Here's Martin Bell in today's Times (£):
How could the apparently affable old man sitting before me be responsible for such terrible atrocities? That was the question I asked myself last December as I sat with Radovan Karadzic, the former leader of the Bosnian Serb statelet, in his prison cell in The Hague.
Now the question arises again. How could Ratko Mladic, who came across as bluff and genial, be responsible for the worst war crime in Europe since 1945? The answer is that anyone is capable of anything...
This answer is given so often and with such ease that you might take it for an established truth. But in fact it is an ungrounded calumny against a significant proportion of the human race. I know I've had my say more than once rebutting it here, but coming across it for the nth time, from Martin Bell, I've thought of a way of showing - by scientific principles, no less - that it is indeed unproven and a calumny. How this occurred to me is as follows.
I thought... Although it's true that many people, put in circumstances which license or encourage the violation of others, will go ahead and violate them, a significant proportion - to repeat the phrase above - will not. But exactly what proportion is this (someone might ask)? Of course I don't know. And precisely not knowing leads me to the next step. I don't know in the same way that those who allege the universal potential for grave evil-doing don't know. They just make their generalization on a hunch. My scepticism towards the generalization is based on more than a hunch, however. It is based on the evidence from daily life that some people are more influenced by moral constraints than others are; and it is based on the very studies which show how many people will participate in the gravest of violations against others when circumstances are conducive to their doing so - because these studies also show that some people won't participate. It could be counter-argued that, aha, but those people haven't yet met what would be the apt circumstances for them, and there must be some. Yet this is a mere speculation. The evidence we have indicates that some people behave better than others in every circumstance - yes, even in the death camps. So there are no grounds (yet) to maintain that 'anyone is capable of anything' in the moral sense.

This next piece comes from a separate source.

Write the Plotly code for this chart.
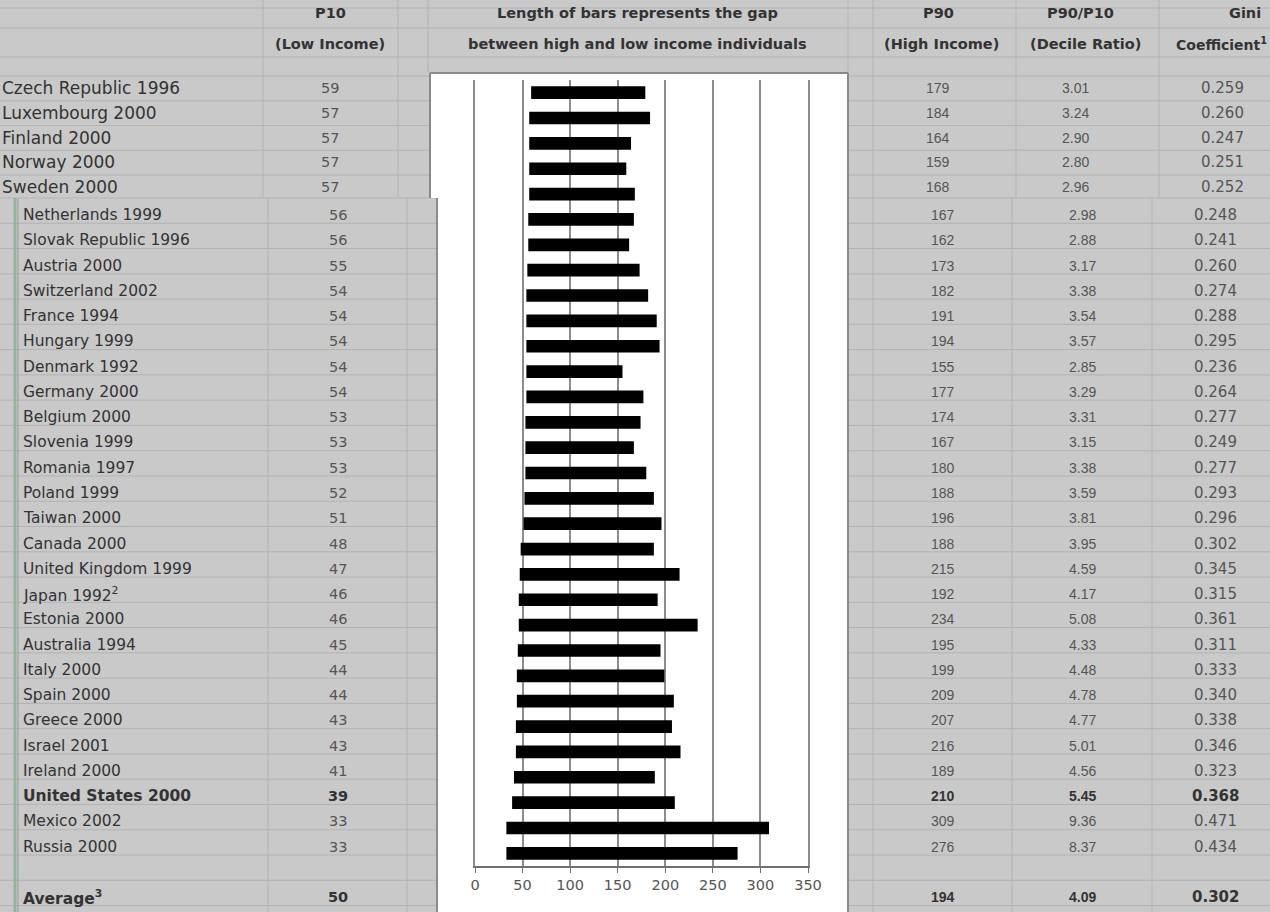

As for how an affable- or genial-seeming individual could be involved in mass murder, this strikes me as no more puzzling than that a human personality, any human personality, is made up of more facets than one. That there can be a charming killer, or a torturer who is a good family man, you had better believe. But that all the countless people who lead relatively virtuous lives would be ready to inflict the vilest horrors on others - this claim traduces the moral character of at least some of our human number. We need to to be aware not only that there are killers about but also that not everybody is one.